Opérationnelle depuis avril, cette dark kitchen sauce Deliveroo est la troisième en France pour la plateforme de livraison et renforce ses deux sites déjà en activité autour de Paris, à Saint-Ouen (Seine-Saint-Denis) et Courbevoie (Hauts-de-Seine). L’entreprise met ces cuisines à disposition de restaurateurs sans prélever de loyer, mais contre une commission plus élevée sur les commandes qui en partent.
“Nous n’allons pas nous implanter dans le cœur de ville où il y a une densité incroyable de restaurants, nous allons chercher la dent creuse, la zone où il y a des lacunes” en termes d’offre de restauration, explique Damien Stéffan, porte-parole de Deliveroo. Donc particulièrement en banlieue, où les restaurants sont moins nombreux et diversifiés.
La cuisine d’Aubervilliers permet ainsi à Deliveroo de mieux desservir cette ville de 86 000 habitants, mais aussi de couvrir des parties de Pantin, Saint-Denis ou Bobigny. Rien que pour 2021, la société britannique compte ouvrir quatre ou cinq sites “Editions” supplémentaires en France, notamment en banlieue sud pour achever de “ceinturer” la capitale.
L’idée de cette stratégie “est de permettre à des habitants de banlieue d’accéder à de la restauration de street food de centre-ville”, décrypte Matthieu Vincent, du cabinet de conseil DigitalFoodLab. De sa cuisine de 350 m2 à Romainville (Seine-Saint-Denis), la start-up Click&Savour sert quatre “restaurants virtuels” qui n’existent qu’en commande par Internet. En fonction de la marque, le menu propose sandwiches, focaccia, risottos, nourriture de rue taïwanaise ou thaïlandaise.
Pour son cofondateur Jérôme Malot, les dark kitchens permettent de faire coexister les restaurations traditionnelle et virtuelle. Pour un restaurant, “c’est compliqué quand vous avez des clients de voir la porte s’ouvrir toutes les cinq minutes avec un livreur qui vient récupérer la commande”, décrit cet ancien d’Uber Eats.

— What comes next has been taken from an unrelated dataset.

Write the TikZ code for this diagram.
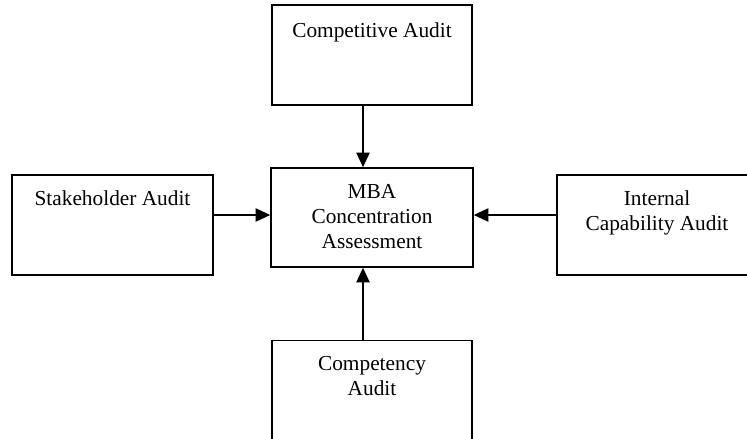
\documentclass[tikz,border=0pt]{standalone}
\usepackage{fontspec}
\setmainfont{Liberation Serif}
\usetikzlibrary{arrows.meta}

% multi-line label whose reference point is the first baseline
\newcommand{\boxtext}[1]{\begin{tabular}[t]{@{}c@{}}#1\end{tabular}}

\begin{document}
\begin{tikzpicture}[x=0.75pt,y=-0.75pt,
  auditbox/.style={draw=black, line width=1.2pt, rectangle, inner sep=0pt,
                   minimum width=150pt, minimum height=75pt},
  boxlabel/.style={anchor=base, inner sep=0pt,
                   font=\fontsize{16}{18.75}\selectfont},
  link/.style={draw=black, line width=1.2pt,
               -{Triangle[length=11pt,width=10pt]}}]

  \useasboundingbox (0,0) rectangle (747,439);

  % boxes
  \node[auditbox] (top)   at (372,55)    {};
  \node[auditbox, minimum width=151.5pt, minimum height=74.25pt] (mid) at (372,217.5) {};
  \node[auditbox, minimum width=150.75pt] (left)  at (112.5,225) {};
  \node[auditbox] (right) at (657,225)   {};
  \node[auditbox] (bot)   at (372,390.5) {};

  % labels
  \node[boxlabel] (ttop)   at (372,37)  {\boxtext{Competitive Audit}};
  \node[boxlabel] (tmid)   at (372,198) {\boxtext{MBA\\Concentration\\Assessment}};
  \node[boxlabel] (tleft)  at (112.5,205) {\boxtext{Stakeholder Audit}};
  \node[boxlabel] (tright) at (657,205) {\boxtext{Internal\\Capability Audit}};
  \node[boxlabel] (tbot)   at (372,370) {\boxtext{Competency\\Audit}};

  % connectors into the central assessment
  \draw[link] ([xshift=-6.75pt]top.south) -- ([xshift=-6.75pt]mid.north);
  \draw[link] ([xshift=-6.75pt]bot.north) -- ([xshift=-6.75pt]mid.south);
  \draw[link] ([yshift=7.5pt]left.east) -- ([yshift=7.5pt]left.east -| mid.west);
  \draw[link] ([yshift=7.5pt]right.west) -- ([yshift=7.5pt]right.west -| mid.east);
\end{tikzpicture}
\end{document}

Si tous les observateurs constatent que ce modèle de cuisines 100 % livraison est en plein essor en France, nul ne connaît leur nombre exact tant le secteur est jeune et hétéroclite.
Sur les 20 000 restaurants référencés dans l’Hexagone par son site Internet, Deliveroo estime que les dark kitchens en représentent “quelques centaines”. Dirigeant de la pizzeria Tripletta, originaire de Belleville et présente dans les trois dark kitchens de Deliveroo, Valentin Bauer envisage aussi ces dernières comme un moyen de tester le marché pour ouvrir des restaurants “en dur”.
La marque réfléchit ainsi déjà à ouvrir une enseigne à Saint-Ouen, y ayant constaté une forte demande pour ses pizzas napolitaines. Car pour l’entrepreneur, l’ordre de priorité est clair : “La base, c’est le physique. La livraison, c’est ce qui vient en plus.”